It used to be that you had to spend real money to get an alternative controller for your electronic musical arsenal. These days, with cheap microcontrollers and easily-accessible free software libraries, you can do something awesome for pocket change. But that doesn’t mean that you can’t make a sexy, functional piece of art along the way! [Jan Godde] did just that with his cleverly named Wooden Sensor Box With Two Rotary Disks. (If you’ve got a better name for this thing, toss it in the comments.)
From what we can see, the box has two potentiometer sliders, two touch-sensitive potentiometers, two force sensitive resistors, a slew of knobs, and a whole bunch of (capacitive?) touch points. In short, a ton of continuous controllers of all sizes and shapes in an aesthetic case. But stealing the show, and giving the device its name, are two platters from old hard drives that serve as jog wheels.

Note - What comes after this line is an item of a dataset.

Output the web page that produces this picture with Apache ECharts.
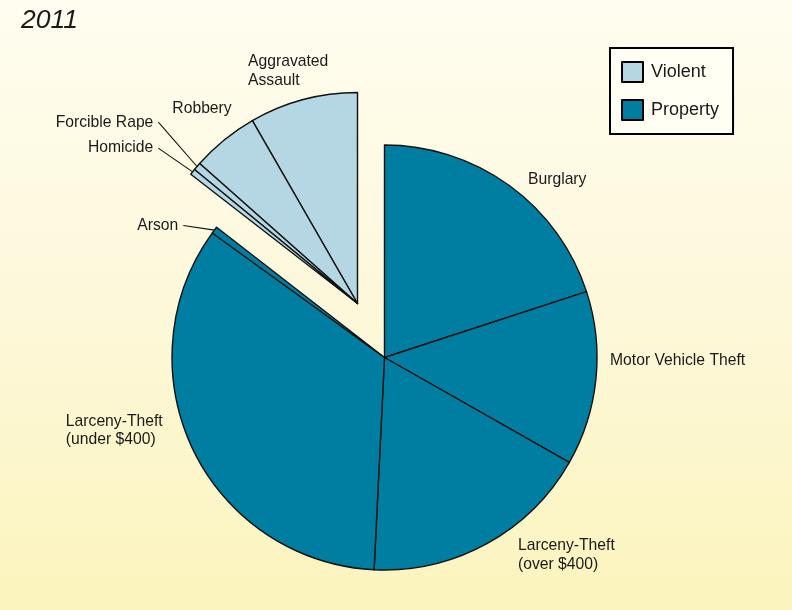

As shown in the video below the break, the two jog wheels are covered with alternating stripes on the underside. Each platter has a dedicated pair of IR LEDs and photodetectors underneath serving as a quadrature encoder that allows [Jan] to tell which direction the platters are rotating, and how far.
We love the loopy Musique Concrète demonstration of the two jog wheels in action combined with the various sliders. It’s quite expressive and moody. But don’t neglect the utility of a bunch of (ten? twelve?) sensitive touch points. [Jan] demonstrates the touch points in this video. It’s amazing what you can do with a bunch of nails and some code!
And speaking of code, [Jan], we’d love to see what’s going on under the hood of this beauty. When you get the chance, toss us some schematics and code?